1. Establish a Playbook Before Crisis Hits

A tested incident response plan provides clarity when emotions are running high. Define who has decision authority, when legal counsel is engaged, how to notify insurers, and how communications flow.

2. Condition Leaders for Pressure

Tabletop exercises should simulate real pressure, not just technical scenarios. Rehearse difficult conversations with executives, regulators, and even the media. Stress-testing leadership is as important as stress-testing systems.

3. Balance Speed and Deliberation

Rapid containment is critical, but moving too fast without alignment can amplify risk. Use escalation frameworks that define which decisions must happen immediately and which require broader consultation.

4. Prioritize Clear, Coordinated Communication

Employees, customers, regulators, and media will all demand answers. Messaging templates and pre-identified spokespeople ensure consistency and confidence.

5. Pre-Select Trusted Partners

Incident response providers, cyber insurance carriers, and breach-focused legal counsel should be lined up in advance. Trying to vet partners during a breach is a recipe for costly delays.

Building Resilient Decision-Making

CIOs and business owners cannot predict when the next attack will happen, but they can prepare their organizations to respond with clarity. Resilient leaders are those who view cyber incident decision making as a discipline, not an afterthought.

The companies that recover fastest from breaches are not always the ones with the biggest budgets. They are the ones with leaders who can make aligned, confident, and timely decisions under pressure..

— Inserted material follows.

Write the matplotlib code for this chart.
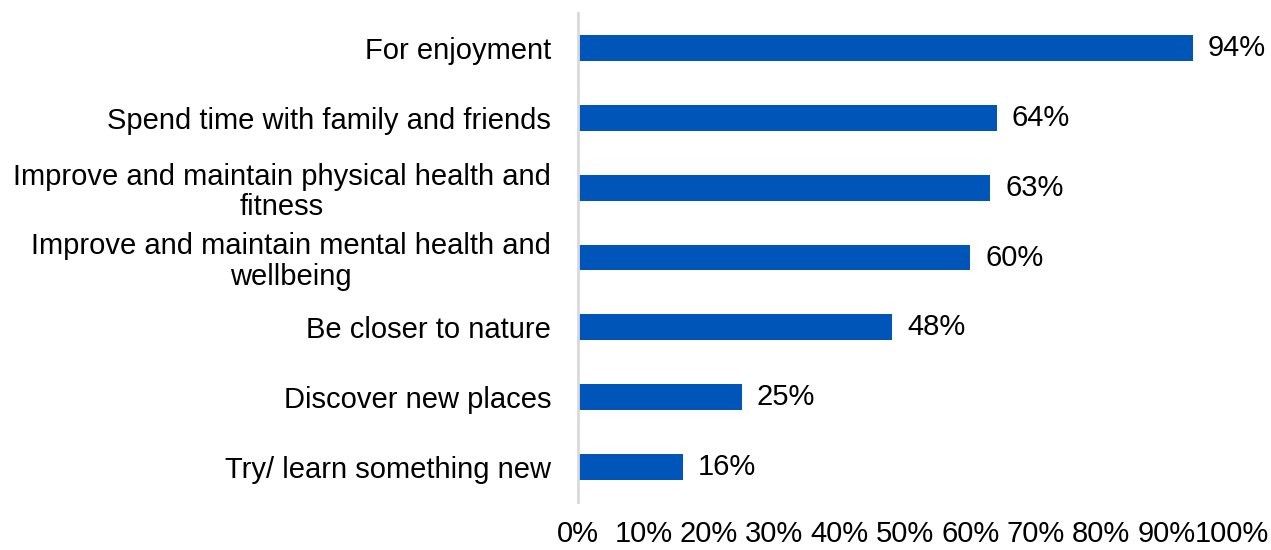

How Dataprise Helps Leaders Prepare

At Dataprise, we specialize in preparing organizations for the moments when leadership matters most. Our incident response readiness services strengthen not just your technical posture, but also your cyber incident decision-making. We provide:

  • Incident response planning tailored to your business model
  • Tabletop exercises that test leadership under pressure
  • Coordination with legal and cyber insurance requirements
  • Access to expert responders when a crisis hits

Ready to prepare your leadership team for high-stakes decisions?
Talk to a Dataprise cyber expert today and put a plan in place before the pressure hits.

Frequently Asked Questions about Cyber Incident Decision Making

What is cyber incident decision making?

Cyber incident decision-making is the process of making high-stakes leadership and operational choices during a cybersecurity breach. It involves coordinating IT, legal, insurance, and executive teams under pressure.

Why is cyber incident decision-making important for CIOs and business leaders?

Because the decisions made in the first hours of a breach directly impact containment speed, regulatory exposure, insurance coverage, and business continuity.

How can organizations improve their cyber incident decision making?

By developing and testing incident response plans, conducting tabletop exercises, aligning with insurance and legal requirements, and pre-selecting trusted IR partners.